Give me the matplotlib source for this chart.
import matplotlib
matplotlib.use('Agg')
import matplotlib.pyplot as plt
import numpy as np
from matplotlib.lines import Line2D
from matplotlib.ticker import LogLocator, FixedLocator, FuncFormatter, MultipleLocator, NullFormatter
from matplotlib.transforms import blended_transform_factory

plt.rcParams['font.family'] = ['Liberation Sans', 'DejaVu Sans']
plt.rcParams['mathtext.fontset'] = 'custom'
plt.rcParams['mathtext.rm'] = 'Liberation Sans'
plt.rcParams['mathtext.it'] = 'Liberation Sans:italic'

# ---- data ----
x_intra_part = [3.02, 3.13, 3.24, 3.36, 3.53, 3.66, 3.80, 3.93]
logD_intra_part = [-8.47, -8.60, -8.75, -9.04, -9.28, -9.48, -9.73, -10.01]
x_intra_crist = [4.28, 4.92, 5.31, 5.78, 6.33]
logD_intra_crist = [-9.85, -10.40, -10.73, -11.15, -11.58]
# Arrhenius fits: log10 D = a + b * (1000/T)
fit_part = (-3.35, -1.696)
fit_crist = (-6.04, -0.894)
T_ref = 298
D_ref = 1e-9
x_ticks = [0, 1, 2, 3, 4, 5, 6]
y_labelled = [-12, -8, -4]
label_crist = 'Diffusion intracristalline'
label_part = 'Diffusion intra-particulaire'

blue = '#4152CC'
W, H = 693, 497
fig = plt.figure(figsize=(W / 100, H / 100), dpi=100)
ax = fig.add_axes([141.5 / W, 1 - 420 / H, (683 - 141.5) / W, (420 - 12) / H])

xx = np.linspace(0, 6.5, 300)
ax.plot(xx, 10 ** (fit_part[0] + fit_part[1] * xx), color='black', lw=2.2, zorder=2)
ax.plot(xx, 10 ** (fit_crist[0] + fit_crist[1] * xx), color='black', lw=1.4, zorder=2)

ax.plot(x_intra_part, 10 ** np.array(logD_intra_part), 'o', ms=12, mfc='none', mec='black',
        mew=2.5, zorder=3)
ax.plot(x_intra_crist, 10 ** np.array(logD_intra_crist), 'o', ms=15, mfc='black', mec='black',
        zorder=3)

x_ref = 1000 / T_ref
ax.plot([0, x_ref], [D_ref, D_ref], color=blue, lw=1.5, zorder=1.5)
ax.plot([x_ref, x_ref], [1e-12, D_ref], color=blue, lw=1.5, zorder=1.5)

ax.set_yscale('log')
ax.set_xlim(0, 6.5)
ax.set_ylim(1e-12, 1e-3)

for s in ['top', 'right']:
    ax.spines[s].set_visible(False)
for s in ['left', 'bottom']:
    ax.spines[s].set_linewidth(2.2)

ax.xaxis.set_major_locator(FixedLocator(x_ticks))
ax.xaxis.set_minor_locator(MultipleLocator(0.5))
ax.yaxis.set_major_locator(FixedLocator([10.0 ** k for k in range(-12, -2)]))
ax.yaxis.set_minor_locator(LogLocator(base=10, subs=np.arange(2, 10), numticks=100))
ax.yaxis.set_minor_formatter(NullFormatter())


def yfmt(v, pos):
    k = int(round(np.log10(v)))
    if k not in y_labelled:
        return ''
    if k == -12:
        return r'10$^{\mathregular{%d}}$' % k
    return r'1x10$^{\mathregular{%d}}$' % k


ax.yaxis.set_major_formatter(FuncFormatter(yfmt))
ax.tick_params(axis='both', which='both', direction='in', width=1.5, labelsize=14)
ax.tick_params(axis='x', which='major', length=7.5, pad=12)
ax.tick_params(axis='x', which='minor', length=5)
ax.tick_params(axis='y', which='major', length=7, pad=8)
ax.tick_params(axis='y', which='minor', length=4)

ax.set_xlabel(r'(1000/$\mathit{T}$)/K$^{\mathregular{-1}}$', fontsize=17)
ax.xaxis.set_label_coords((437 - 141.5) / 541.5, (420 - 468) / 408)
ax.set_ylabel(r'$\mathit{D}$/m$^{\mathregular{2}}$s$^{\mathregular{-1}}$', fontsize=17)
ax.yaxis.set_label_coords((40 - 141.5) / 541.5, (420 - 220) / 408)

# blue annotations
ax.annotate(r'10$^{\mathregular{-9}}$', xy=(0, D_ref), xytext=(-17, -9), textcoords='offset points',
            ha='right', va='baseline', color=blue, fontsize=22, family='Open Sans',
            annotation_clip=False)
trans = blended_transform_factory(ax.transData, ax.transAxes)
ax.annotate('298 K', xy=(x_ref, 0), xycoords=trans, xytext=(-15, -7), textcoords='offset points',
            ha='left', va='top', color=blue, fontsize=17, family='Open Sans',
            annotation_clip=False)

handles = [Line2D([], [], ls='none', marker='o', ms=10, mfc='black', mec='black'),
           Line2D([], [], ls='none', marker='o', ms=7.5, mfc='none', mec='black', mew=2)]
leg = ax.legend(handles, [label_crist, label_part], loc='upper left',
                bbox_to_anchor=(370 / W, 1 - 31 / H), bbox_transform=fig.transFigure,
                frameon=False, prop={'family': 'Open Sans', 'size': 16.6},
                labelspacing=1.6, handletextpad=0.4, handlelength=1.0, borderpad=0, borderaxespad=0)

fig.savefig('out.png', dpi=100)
···
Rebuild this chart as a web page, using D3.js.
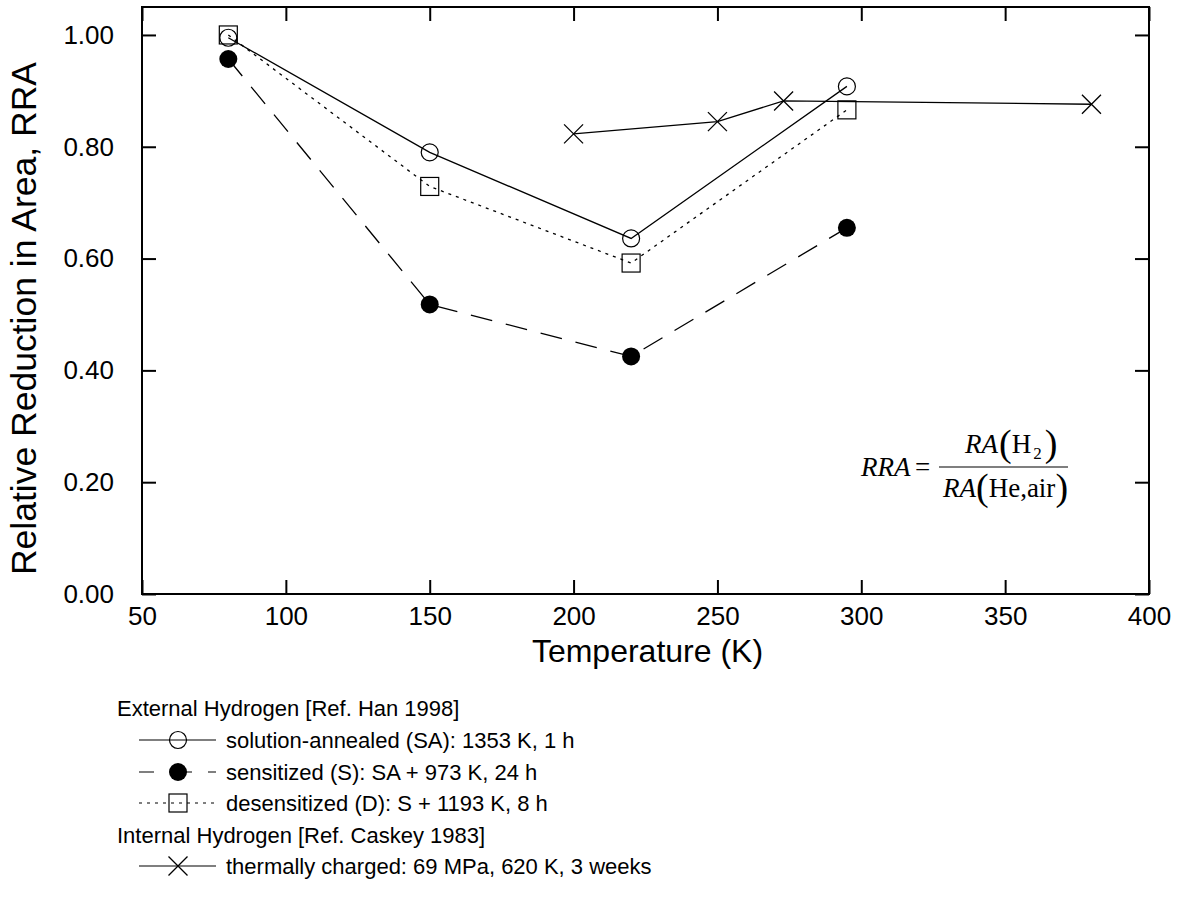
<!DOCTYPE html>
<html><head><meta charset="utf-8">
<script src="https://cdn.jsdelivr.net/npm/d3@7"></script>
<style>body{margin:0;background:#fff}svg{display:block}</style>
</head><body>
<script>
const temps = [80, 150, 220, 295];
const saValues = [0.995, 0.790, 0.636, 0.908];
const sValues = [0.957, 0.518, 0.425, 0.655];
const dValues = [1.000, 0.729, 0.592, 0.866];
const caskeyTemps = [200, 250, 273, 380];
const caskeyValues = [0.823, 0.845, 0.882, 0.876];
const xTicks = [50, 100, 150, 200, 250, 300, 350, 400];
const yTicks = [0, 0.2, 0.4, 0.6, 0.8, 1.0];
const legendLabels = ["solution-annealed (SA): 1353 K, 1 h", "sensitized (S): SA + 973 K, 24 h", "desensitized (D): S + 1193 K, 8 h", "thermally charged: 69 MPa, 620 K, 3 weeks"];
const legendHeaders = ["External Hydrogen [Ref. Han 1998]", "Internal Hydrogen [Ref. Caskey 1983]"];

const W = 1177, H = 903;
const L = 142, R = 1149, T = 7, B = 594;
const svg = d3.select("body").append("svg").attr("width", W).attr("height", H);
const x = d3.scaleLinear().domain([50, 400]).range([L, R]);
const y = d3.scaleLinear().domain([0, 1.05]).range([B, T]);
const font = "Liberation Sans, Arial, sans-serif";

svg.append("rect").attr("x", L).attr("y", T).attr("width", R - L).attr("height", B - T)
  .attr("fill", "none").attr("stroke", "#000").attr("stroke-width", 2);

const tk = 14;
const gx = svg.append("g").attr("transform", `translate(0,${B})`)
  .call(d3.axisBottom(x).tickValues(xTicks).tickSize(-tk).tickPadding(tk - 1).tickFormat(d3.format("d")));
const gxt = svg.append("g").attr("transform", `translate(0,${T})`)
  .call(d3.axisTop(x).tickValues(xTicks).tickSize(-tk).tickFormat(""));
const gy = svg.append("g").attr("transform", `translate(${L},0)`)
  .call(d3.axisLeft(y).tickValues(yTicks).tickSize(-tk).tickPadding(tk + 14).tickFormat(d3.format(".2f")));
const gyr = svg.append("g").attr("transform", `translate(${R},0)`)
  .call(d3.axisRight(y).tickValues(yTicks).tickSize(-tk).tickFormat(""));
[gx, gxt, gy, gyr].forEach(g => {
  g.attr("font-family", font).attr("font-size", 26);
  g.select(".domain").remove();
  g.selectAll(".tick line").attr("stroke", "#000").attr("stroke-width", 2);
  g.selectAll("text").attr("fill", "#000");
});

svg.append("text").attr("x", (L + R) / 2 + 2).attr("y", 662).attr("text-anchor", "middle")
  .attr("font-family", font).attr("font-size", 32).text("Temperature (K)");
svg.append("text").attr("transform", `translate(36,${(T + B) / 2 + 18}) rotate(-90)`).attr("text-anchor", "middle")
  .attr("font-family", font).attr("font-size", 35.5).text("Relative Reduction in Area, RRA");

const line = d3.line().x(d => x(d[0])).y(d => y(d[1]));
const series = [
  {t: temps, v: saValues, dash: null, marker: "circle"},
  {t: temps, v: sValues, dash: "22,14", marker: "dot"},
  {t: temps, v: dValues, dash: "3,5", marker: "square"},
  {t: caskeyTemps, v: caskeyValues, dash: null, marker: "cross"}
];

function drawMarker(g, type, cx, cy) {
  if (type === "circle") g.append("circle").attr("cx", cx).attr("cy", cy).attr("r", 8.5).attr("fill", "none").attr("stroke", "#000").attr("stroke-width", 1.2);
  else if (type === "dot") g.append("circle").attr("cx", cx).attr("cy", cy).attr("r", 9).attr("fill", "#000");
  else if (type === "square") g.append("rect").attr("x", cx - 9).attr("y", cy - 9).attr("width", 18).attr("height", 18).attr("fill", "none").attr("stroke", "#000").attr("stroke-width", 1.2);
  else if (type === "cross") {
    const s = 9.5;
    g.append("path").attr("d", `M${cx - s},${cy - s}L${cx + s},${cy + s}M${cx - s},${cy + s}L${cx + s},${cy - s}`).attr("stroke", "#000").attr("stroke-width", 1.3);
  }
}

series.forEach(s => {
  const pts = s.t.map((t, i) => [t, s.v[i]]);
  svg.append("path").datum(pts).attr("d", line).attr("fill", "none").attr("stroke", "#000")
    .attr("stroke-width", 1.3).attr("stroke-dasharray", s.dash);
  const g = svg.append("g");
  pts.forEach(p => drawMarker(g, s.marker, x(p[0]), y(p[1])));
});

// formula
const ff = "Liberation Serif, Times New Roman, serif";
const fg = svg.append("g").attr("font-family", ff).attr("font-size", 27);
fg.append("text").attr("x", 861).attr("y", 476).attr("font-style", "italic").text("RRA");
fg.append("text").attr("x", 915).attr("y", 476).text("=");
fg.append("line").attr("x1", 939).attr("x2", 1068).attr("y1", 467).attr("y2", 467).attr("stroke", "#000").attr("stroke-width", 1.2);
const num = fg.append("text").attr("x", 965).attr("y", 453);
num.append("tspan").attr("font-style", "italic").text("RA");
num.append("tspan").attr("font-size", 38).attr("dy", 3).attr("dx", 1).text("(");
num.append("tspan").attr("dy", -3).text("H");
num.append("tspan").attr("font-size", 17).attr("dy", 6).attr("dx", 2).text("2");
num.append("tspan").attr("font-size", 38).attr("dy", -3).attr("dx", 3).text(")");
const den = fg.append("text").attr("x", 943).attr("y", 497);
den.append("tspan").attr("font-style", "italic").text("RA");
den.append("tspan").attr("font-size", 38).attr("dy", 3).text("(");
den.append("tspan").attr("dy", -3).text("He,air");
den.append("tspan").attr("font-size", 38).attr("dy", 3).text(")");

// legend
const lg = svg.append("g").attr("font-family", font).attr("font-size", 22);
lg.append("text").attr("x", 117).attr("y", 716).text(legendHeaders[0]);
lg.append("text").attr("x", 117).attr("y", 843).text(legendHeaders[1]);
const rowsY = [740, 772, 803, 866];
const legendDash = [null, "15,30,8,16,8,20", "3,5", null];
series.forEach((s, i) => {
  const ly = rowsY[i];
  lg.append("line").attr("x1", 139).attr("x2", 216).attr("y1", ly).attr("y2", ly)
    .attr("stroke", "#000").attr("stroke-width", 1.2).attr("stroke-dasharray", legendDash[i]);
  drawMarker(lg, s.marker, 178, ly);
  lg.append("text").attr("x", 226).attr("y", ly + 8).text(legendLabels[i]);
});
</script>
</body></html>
···
** Aim **
Quote the data above exactly from the line with "Rebuild this chart" to the line with "Hydrogen [Ref. Han", both ends counted, and nothing else. Pictures don't go in.

** Output of the exercise **
Rebuild this chart as a web page, using D3.js.
<!DOCTYPE html>
<html><head><meta charset="utf-8">
<script src="https://cdn.jsdelivr.net/npm/d3@7"></script>
<style>body{margin:0;background:#fff}svg{display:block}</style>
</head><body>
<script>
const temps = [80, 150, 220, 295];
const saValues = [0.995, 0.790, 0.636, 0.908];
const sValues = [0.957, 0.518, 0.425, 0.655];
const dValues = [1.000, 0.729, 0.592, 0.866];
const caskeyTemps = [200, 250, 273, 380];
const caskeyValues = [0.823, 0.845, 0.882, 0.876];
const xTicks = [50, 100, 150, 200, 250, 300, 350, 400];
const yTicks = [0, 0.2, 0.4, 0.6, 0.8, 1.0];
const legendLabels = ["solution-annealed (SA): 1353 K, 1 h", "sensitized (S): SA + 973 K, 24 h", "desensitized (D): S + 1193 K, 8 h", "thermally charged: 69 MPa, 620 K, 3 weeks"];
const legendHeaders = ["External Hydrogen [Ref. Han 1998]", "Internal Hydrogen [Ref. Caskey 1983]"];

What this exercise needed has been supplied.